Guts.*
I have been ruminating a lot recently on my future. My search for another job isn't going too well and fortune is running at its lowest ebb. Perhaps it's down to my identity; maybe my name is unlucky. I have therefore decided to petition to have my name changed well in time for my rapidly approaching half-century. From the 30th December 2009, the 49th anniversary of my appearance on this planet, and onwards, I wish to be known as:
Wendell J. Arserope.
That should do it.
*No need to be alarmed, it's biblical. Ish. John Wycliffe, the 14th Century theologian and contemporary of Chaucer, believed, counter to the wishes of the established church who, realising that doing so would strip away much of the mystery and therefore any moneymaking opportunities (nowadays we call them bankers), that the Lord's word should be spread freely amongst the population at large in a language they could understand, instead of Latin and the increasingly derided and despised French.

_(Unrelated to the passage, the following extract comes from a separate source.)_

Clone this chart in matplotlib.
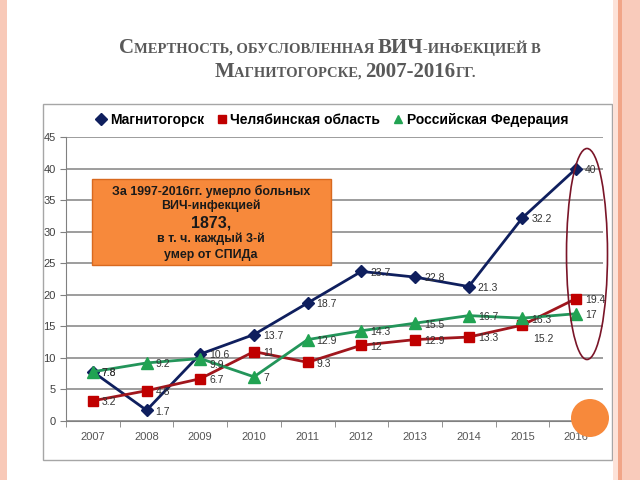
import matplotlib
matplotlib.use('Agg')
import matplotlib.pyplot as plt
import numpy as np
from matplotlib.patches import Rectangle, Ellipse

# data
years = ['2007', '2008', '2009', '2010', '2011', '2012', '2013', '2014', '2015', '2016']
magnitogorsk = [7.8, 1.7, 10.6, 13.7, 18.7, 23.7, 22.8, 21.3, 32.2, 40]
chelyabinsk = [3.2, 4.8, 6.7, 11, 9.3, 12, 12.9, 13.3, 15.2, 19.4]
russia = [7.8, 9.2, 9.9, 7, 12.9, 14.3, 15.5, 16.7, 16.3, 17]
names = ['Магнитогорск', 'Челябинская область', 'Российская Федерация']

W, H = 640, 480
fig = plt.figure(figsize=(6.4, 4.8), dpi=100)
fig.patch.set_facecolor('white')

def fx(px):
    return px / W

def fy(py):
    return 1 - py / H

# slide decorations
fig.add_artist(Rectangle((0, 0), fx(7), 1, transform=fig.transFigure, color='#f8c9b8', lw=0))
fig.add_artist(Rectangle((fx(613), 0), fx(5), 1, transform=fig.transFigure, color='#fde2d8', lw=0))
fig.add_artist(Rectangle((fx(618), 0), fx(4), 1, transform=fig.transFigure, color='#f1a588', lw=0))
fig.add_artist(Rectangle((fx(622), 0), fx(18), 1, transform=fig.transFigure, color='#f9cbbb', lw=0))

# chart frame
fig.add_artist(Rectangle((fx(43), fy(460)), fx(612 - 43), (460 - 104) / H,
                         transform=fig.transFigure, facecolor='white',
                         edgecolor='#a6a6a6', lw=1, zorder=0))

ax = fig.add_axes([fx(66), fy(421), fx(603 - 66), (421 - 137) / H])
ax.set_facecolor('none')
x = np.arange(len(years))

series = [
    (magnitogorsk, '#0f1f5e', 'D', 6.5, '#0f1f5e'),
    (chelyabinsk, '#a0161d', 's', 7.5, '#c00000'),
    (russia, '#23955a', '^', 8.5, '#21a352'),
]
for (vals, lc, mk, ms, mc), name in zip(series, names):
    ax.plot(x, vals, color=lc, lw=2, marker=mk, ms=ms, mfc=mc, mec=mc, label=name)

for vals in [magnitogorsk, chelyabinsk, russia]:
    for i, v in enumerate(vals):
        s = ('%g' % v)
        off = (6.5, -1)
        if vals is chelyabinsk and i == 8:
            off = (8, -10)
        if vals is russia and i == 2:
            off = (6.5, -5)
        ax.annotate(s, (x[i], v), xytext=off, textcoords='offset points',
                    va='center', ha='left', fontsize=7.5, color='#333333',
                    family='Liberation Sans')

ax.set_xlim(-0.5, 9.5)
ax.set_ylim(0, 45)
ax.set_yticks(np.arange(0, 46, 5))
ax.set_xticks(x)
ax.set_xticklabels(years)
ax.set_xticks(np.arange(-0.5, 10, 1), minor=True)
ax.tick_params(axis='x', which='major', length=0, labelsize=8, labelcolor='#555555', pad=8)
ax.tick_params(axis='x', which='minor', length=4, color='#808080', direction='out')
ax.tick_params(axis='y', length=4, color='#808080', labelsize=8, labelcolor='#404040')
for lbl in ax.get_xticklabels() + ax.get_yticklabels():
    lbl.set_family('Liberation Sans')
ax.grid(axis='y', color='#8c8c8c', lw=1.2)
ax.set_axisbelow(True)
for sp in ['top', 'right']:
    ax.spines[sp].set_visible(False)
ax.spines['left'].set_color('#808080')
ax.spines['bottom'].set_color('#808080')

leg = ax.legend(loc='center', bbox_to_anchor=(fx(332), fy(120)), bbox_transform=fig.transFigure,
                ncol=3, frameon=False, handlelength=0.8, handletextpad=0.2, columnspacing=0.9,
                prop={'family': 'Liberation Sans', 'weight': 'bold', 'size': 10})
for h in leg.legend_handles:
    h.set_linestyle('none')
    h.set_markersize(6)

# orange info box
fig.add_artist(Rectangle((fx(92), fy(265)), fx(331 - 92), (265 - 179) / H,
                         transform=fig.transFigure, facecolor='#f7893b',
                         edgecolor='#d8691f', lw=1, zorder=5))
box_lines = [
    ('За 1997-2016гг. умерло больных', 191, 8.9),
    ('ВИЧ-инфекцией', 206, 8.9),
    ('1873,', 223, 11.5),
    ('в т. ч. каждый 3-й', 239, 8.9),
    ('умер от СПИДа', 255, 8.9),
]
for s, py, fs in box_lines:
    fig.text(fx(211), fy(py), s, ha='center', va='center', fontsize=fs,
             family='Liberation Sans', weight='bold', color='#1a1a1a', zorder=6)

# highlight marks
fig.add_artist(Ellipse((fx(587), fy(254)), fx(41), 211 / H, transform=fig.transFigure,
                       fill=False, edgecolor='#7a1528', lw=1.2, zorder=6))
fig.add_artist(Ellipse((fx(590), fy(418)), fx(38), 38 / H, transform=fig.transFigure,
                       color='#f7893b', lw=0, zorder=6))

# small-caps title
renderer = fig.canvas.get_renderer()

def caps_line(pieces, cx, py):
    big, small = 15, 10.5
    arts = []
    for s, isbig in pieces:
        t = fig.text(0, fy(py), s if isbig else s.upper(), fontsize=big if isbig else small,
                     family='Liberation Serif', weight='bold', color='#595959',
                     va='baseline', ha='left')
        arts.append(t)
    widths = [a.get_window_extent(renderer).width for a in arts]
    xpos = cx - sum(widths) / 2
    for a, w in zip(arts, widths):
        a.set_x(fx(xpos))
        xpos += w

caps_line([('С', True), ('мертность, обусловленная ', False), ('ВИЧ', True),
           ('-инфекцией в', False)], 330, 53)
caps_line([('М', True), ('агнитогорске, ', False), ('2007-2016', True), ('гг.', False)], 345, 77)

fig.savefig('out.png', dpi=100)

So in 1385 he translated the Bible into the lingua franca, English. The only problem being that English didn't really exist in any common recognisable form, it being in an early evolutionary phase and like anyone else writing at the time, he introduced a few words or phrases, either from the contemporary oral record or his imagination . Like the self-explanatory "ballocks". "Arseropes" is actually the extremely descriptive and rather likeable word for intestines. Don't say you never learn anything here.
8 Vegetable peelings:
Vicus, I told you not to say it.
Arseropes
You're very kind
And now over to Robert Robinson for the scores.
Is Vicus suffering Irritable Arserope Syndrome?
I'm not sure the computer score-book will accept Wendell as a real name.
Do take good care of your arseropes, Richard. You just never know when you could be hung, drawn and quartered.
Milford Crabtree sometimes uses the alias of Harry Arserope.